Talvez por isso, o conselheiro de Estado e comentador da SIC Marques Mendes tenha afirmado, no domingo passado, que «se não houver bom senso, a substituição [de Joana Marques Vidal] será uma decisão sempre suspeita». E aproveitou para elogiar o trabalho da atual PGR: «Ficou a ideia de que a Justiça é mesmo igual para todos, que não poupa ninguém, incluindo os mais influentes e poderosos, que nada fica por investigar».

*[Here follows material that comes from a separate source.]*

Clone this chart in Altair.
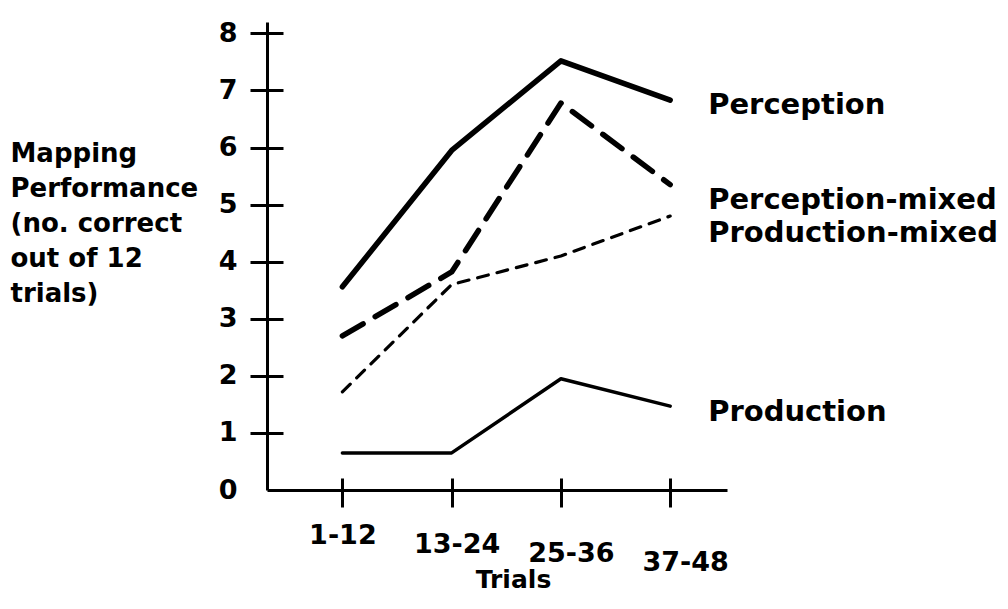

‘Trabalha muito e fala pouco’
A verdade é que, no espetro político e nos meandros judiciais, o trabalho da PGR é aplaudido. No PS, Carlos César diz que faz «uma avaliação positiva» dos últimos seis anos. No PSD, Paula Teixeira da Cruz garante que «merece continuar o trabalho que começou e bem». E até o Sindicato dos Magistrados do Ministério Público – que se diz «contra todas as reconduções de cargos» no MP – tem a dizer bem de Joana Marques Vidal. «Fez um trabalho muito positivo e que imprimiu uma nova dinâmica no Ministério Público, sobretudo em questões de investigação e criminalidade económica e financeira», descreve o presidente, António Ventinhas, que defende que o perfil do próximo PGR deve ser «não muito diferente» do da atual Procuradora-Geral.
Também a Associação Sindical dos Juízes Portugueses (ASJP), que se demarca da polémica em torno da recondução, aplaude o rumo do MP nos últimos seis anos. «O Ministério Público chegou a sítios onde nunca tinha chegado e com enorme discrição. Há juízes, políticos e Procuradores investigados, o que contribuiu em muito para a imagem de independência e eficácia dos magistrados», considera o presidente Manuel Ramos Soares.
Mas nem tudo foram rosas no mandato de Joana Marques Vidal: o caso das supostas adoções ilegais da Igreja Universal do Reino de Deus (IURD) chegou a ameaçar o estado de graça da procuradora-geral, quando vieram a público suspeitas sobre a sua conduta enquanto exerceu funções no Tribunal de Família e de Menores de Lisboa entre 1994 e 2002.
Nada que, no entanto, tenha causado danos de maior à imagem da PGR. Talvez porque, como descrevia ontem ao SOL uma fonte ligada à Justiça, Joana Marques Vidal tem feito uma gestão comunicacional «inteligente»: «Fala pouco e trabalha muito, que é o desejável num procurador-geral da República».